Eine posttraumatische Belastungsstörung (PTSD) entsteht
als Folge eines oder auch mehrerer bedrohlicher Erlebnisse
wie dem plötzlichen Verlust einer Bezugsperson, einer
Misshandlung oder auch der Diagnose einer schweren Krankheit.

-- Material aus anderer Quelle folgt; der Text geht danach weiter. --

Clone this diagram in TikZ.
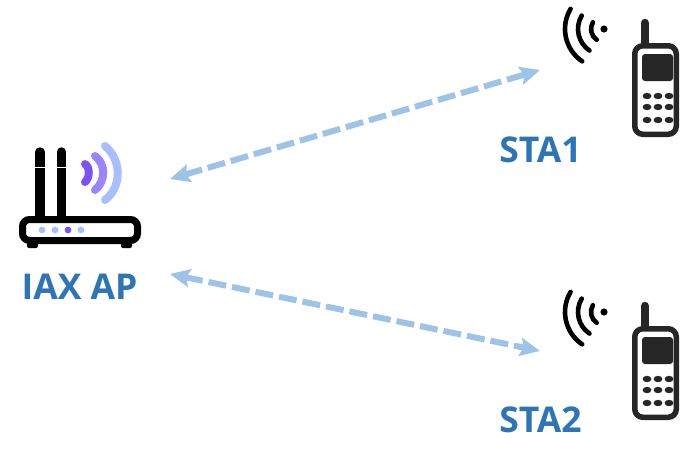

Obwohl es einige typische Symptome gibt, darunter Alpträume
oder das ständige spontane Nacherleben der traumatischen
Situation, äußert sich die Störung bei jedem
Betroffenen anders. Sehr häufig sind jedoch Störungen
des Kurzzeitgedächtnisses aufgrund von Konzentrationsproblemen,
die es dem Betroffenen praktisch unmöglich machen, sich
etwa beim Einkaufen an eine Reihe von benötigten Dingen
zu erinnern.
Möglicherweise hat eine PTSD jedoch zusätzlich
noch langfristige Auswirkungen auf das Gedächtnis, legen
nun die Ergebnisse von Rachel Yehuda und ihrem Team vom Mount-Sinai-Krankenhaus
in New York nahe. Die Forscher hatten in ihrer Studie die
Gedächtnisleistung von drei Gruppen von Freiwilligen
verglichen: Überlebende des Holocaust mit bestehender
PTSD, Überlebende mit überwundender PTSD und eine
Kontrollgruppe, die keine traumatische Vergangenheit hatte.
Bereits im Alter von 67 zeigten sich bei allen Holocaustüberlebenden
Gedächtniseinschränkungen, die sich mit der Zeit
weiter steigerten, zeigte die Auswertung. Im Alter von 72
erreichten die Probanden in Erinnerungstests schließlich
Werte, wie sie sonst typisch für über Achtzigjährige
sind.
Eine PTSD in der Vergangenheit scheint demnach Folgen in
der Zukunft zu haben – ähnlich wie ein Sonnenbrand
in der Jugend, der später zu Hautkrebs führt, interpretiert
Studienleiterin Yehuda die Ergebnisse. Wie diese Spätfolgen
ausgelöst werden, kann sie noch nicht sagen. Dass die
Gedächtnisstörungen bei den Holocaustüberlebenden
eine andere Ursache als die PTSD haben könnten, wie beispielsweise
eine extreme Mangelernährung, hält sie jedoch für
unwahrscheinlich: In einem solchen Fall müssten alle
möglichen kognitiven Fähigkeiten eingeschränkt
sein, argumentiert sie. In der Studiengruppe war jedoch hauptsächlich
die Fähigkeit betroffen, sich Assoziationen zu merken
– und für die ist der Hippocampus verantwortlich,
eine Hirnregion, von der bereits bekannt ist, dass sie bei
PTSD-Patienten ungewöhnlich klein ist.